When you queue a message, the agent doesn't see it until the current turn completes. It finishes its work, returns a response, and then the queued message becomes the next turn. Clean. Sequential. No interruption.

What surprised me is how well agents handle this, too. I expected some weirdness — some "wait, why am I being told this now?" confusion. But no. The agent just picks up the queued message as if it were a normal follow-up. There's no cognitive dissonance, no awkward seam between turns.

I think this works because agents are pretty good at dealing with asynchronous information. They don't have a strong sense of "real time" — they just know what's in their context at the moment they're invoked. If a message arrives after they finish turn N, it's just part of turn N+1. The fact that you typed it while they were still working on turn N doesn't matter.

The Bug I Found

Of course, this only works if the infrastructure is solid. And for a while, it wasn't.

I noticed that when I injected messages mid-turn, the agent would respond to them — acknowledge the redirect, adjust its behavior — but then later in the conversation, it would act like those messages never happened. Context loss. The injected messages were being used in the moment but weren't getting properly stored in the conversation history.

This was subtle enough that I didn't catch it immediately. The agent seemed to be handling injections fine. But a few turns later, I'd reference something from the injected message, and the agent would have no idea what I was talking about.

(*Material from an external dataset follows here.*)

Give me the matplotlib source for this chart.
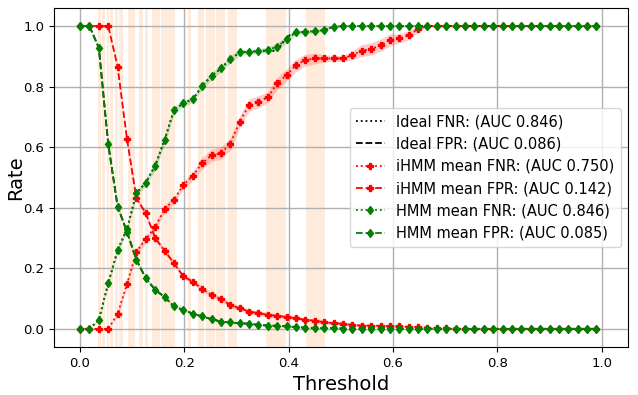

The fix was straightforward once I understood the issue: injected messages need to be written to the history store, just like any other message, with proper timestamps and ordering. But it's the kind of bug that only shows up when you actually use the system in the messy, impatient way that real users do.

Which is a broader point: you can't design agent UX from first principles alone. You have to actually use the thing, get annoyed by it, break it, and see what happens.

What This Means for Agent UX

Here's the thing that keeps nagging at me: if agents handle both injection and queueing gracefully, maybe the entire turn-based model is wrong.

Or at least, maybe it's a leaky abstraction that doesn't match how people actually want to interact with agents.

The traditional chat interface enforces strict turn-taking: you talk, the agent talks, you talk, the agent talks. But that's not how human collaboration works. Real conversations are messier. You interject. You refine. You remember something important and blurt it out before the other person finishes their thought.

Agents can handle that. They're surprisingly robust to mid-turn updates. The rigid turn structure is a UI constraint, not a model constraint.

I'm not saying we should throw out turns entirely. There's value in having clear boundaries between interactions. But I think there's design space here that most agent systems haven't explored. What if the default was that you could always send another message, and the system would intelligently decide whether to inject it or queue it based on context? What if the interface made it clear when the agent was "busy" versus "listening," and you could choose to interrupt or wait?

Right now, most agent interfaces pretend that turns are atomic because it's simpler to build and reason about. But we're leaving user experience on the table.

The Deeper Pattern

There's a pattern here that applies beyond just message timing: agents are more flexible than we give them credit for, and a lot of our design constraints are about making the system easier for us to reason about, not about actual limitations of the models.

We treat turns as atomic because it's a clean abstraction. We make users wait because it's easier than handling interruptions. We enforce sequential processing because it's predictable.

But when you actually test these assumptions — when you inject a message mid-turn, or queue up three requests while the agent is working, or completely redirect mid-task — the agent just rolls with it. The models are doing something closer to "continuous reasoning over available context" than "executing a predetermined plan."

Which means the bottleneck isn't the model. It's the interface. It's the assumptions we make when we design these systems.

I don't have all the answers here. I'm still figuring out what the right UX is for agents that can handle asynchronous, interruptible, non-sequential interaction. But I know that "one message at a time, wait your turn" isn't it.

The agents are ready for something more fluid. Now we just have to build the interface that lets them breathe.